Un secondo ambito riguarda l’organizzazione di programmi e processi volti a facilitare dinamiche di innovazione. Brescia ha bisogno di un sistema di trasferimento tecnologico in grado di sostenere le numerose Pmi del territorio che, per scala e conoscenze, non possono rivolgersi al sistema universitario. In questa prospettiva, è a mio avviso importante non cadere nella tentazione di pensare genericamente a forme di sostegno all’innovazione. Meglio partire dall’eccellenza (tecnologica) che il territorio e il suo sistema universitario hanno saputo sviluppare nel tempo e su questo concentrarsi per realizzare centri di eccellenza fortemente focalizzati al servizio non solo del territorio bresciano ma di (ampie) aree omogenee che condividono opportunità e minacce. Questa prospettiva richiede evidentemente che Brescia faccia rete con altri territori dell’area omogenea. Per veicolare la propria eccellenza e nel contempo rendersi disponibile ad accogliere l’eccellenza di altri centri.

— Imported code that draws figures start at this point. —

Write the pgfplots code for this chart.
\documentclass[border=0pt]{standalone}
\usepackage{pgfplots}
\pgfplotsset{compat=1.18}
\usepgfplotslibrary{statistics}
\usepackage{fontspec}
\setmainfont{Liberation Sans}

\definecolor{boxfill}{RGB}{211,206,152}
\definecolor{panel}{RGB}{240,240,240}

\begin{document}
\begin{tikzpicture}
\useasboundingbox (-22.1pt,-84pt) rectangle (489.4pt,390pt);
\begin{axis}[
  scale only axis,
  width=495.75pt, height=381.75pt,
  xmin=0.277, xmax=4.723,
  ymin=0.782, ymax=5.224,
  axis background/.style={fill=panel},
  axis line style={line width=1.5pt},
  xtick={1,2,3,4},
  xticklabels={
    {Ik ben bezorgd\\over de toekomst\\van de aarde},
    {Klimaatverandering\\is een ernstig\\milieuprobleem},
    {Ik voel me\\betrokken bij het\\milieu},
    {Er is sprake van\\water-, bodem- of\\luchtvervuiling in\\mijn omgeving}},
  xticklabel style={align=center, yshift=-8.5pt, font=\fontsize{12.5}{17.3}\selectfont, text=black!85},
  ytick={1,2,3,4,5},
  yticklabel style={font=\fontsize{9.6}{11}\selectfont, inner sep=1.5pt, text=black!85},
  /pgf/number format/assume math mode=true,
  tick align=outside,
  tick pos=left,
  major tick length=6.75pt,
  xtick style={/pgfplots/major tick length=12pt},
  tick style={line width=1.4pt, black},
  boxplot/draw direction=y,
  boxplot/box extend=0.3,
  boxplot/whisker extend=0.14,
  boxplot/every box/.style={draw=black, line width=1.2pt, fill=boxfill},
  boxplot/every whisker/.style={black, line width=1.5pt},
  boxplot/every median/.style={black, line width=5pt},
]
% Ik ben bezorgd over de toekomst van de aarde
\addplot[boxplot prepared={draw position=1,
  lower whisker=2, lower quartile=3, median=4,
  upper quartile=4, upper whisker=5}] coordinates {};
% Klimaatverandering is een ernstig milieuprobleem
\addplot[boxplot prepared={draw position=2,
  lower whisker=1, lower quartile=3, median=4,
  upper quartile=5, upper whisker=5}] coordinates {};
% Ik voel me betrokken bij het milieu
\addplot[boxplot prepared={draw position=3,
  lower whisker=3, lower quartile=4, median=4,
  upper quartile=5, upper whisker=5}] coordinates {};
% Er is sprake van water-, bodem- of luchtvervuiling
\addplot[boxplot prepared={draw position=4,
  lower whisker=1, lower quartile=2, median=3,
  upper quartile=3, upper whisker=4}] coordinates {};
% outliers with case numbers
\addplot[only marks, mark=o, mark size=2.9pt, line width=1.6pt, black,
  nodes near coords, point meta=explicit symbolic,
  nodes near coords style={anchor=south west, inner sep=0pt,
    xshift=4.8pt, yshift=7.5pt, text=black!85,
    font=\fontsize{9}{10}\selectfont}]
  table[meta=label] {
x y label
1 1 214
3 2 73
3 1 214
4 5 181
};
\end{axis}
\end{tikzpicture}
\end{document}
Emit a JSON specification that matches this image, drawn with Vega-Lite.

Il terzo e ultimo fa riferimento a come è concepito il modo di fare impresa. Il nostro sistema industriale si è sempre caratterizzato per una cultura di eccellenza tecnica di prodotto e produzione: è un tratto identitario che ha visto Brescia come punta di eccellenza del Made in Italy. Purtroppo, non è più sufficiente per affrontare le sfide di contesto. La produzione non ci permette più di fare la differenza: diventa condizione necessaria per la competitività di impresa a cui si devono aggiungere due nuovi «processi produttivi» ugualmente importanti: quello di gestione dei big data (anche via Ia) e quello di trasformazione delle attività di marketing in una esperienza attrattiva da veicolare al mercato.

Nel complesso la sfida trova sintesi in tre concetti. In primis, vi è urgenza di cambiare (la crisi dell’automotive è lì da vedere) e il cambiamento richiede nuove pratiche. Inoltre è opportuno evitare di puntare alla realizzazione di un generico sistema a sostegno dell’innovazione. Meglio, socraticamente, guardarsi dentro e individuare – partendo dalle università bresciane – le eccellenze di ricerca su cui concentrare energie e capitali e, nel contempo, fare rete con altri. In altre parole, Brescia riparte con slancio solo se concepisce strategie e progetti che vanno oltre i propri ambiti territoriali. Siamo del resto nella società della conoscenza e delle connessioni; ne dobbiamo prendere atto, altrimenti il campanello d’allarme della chiusura della sede di Banca d’Italia sarà stato invano e tutti ne pagheremo le conseguenze.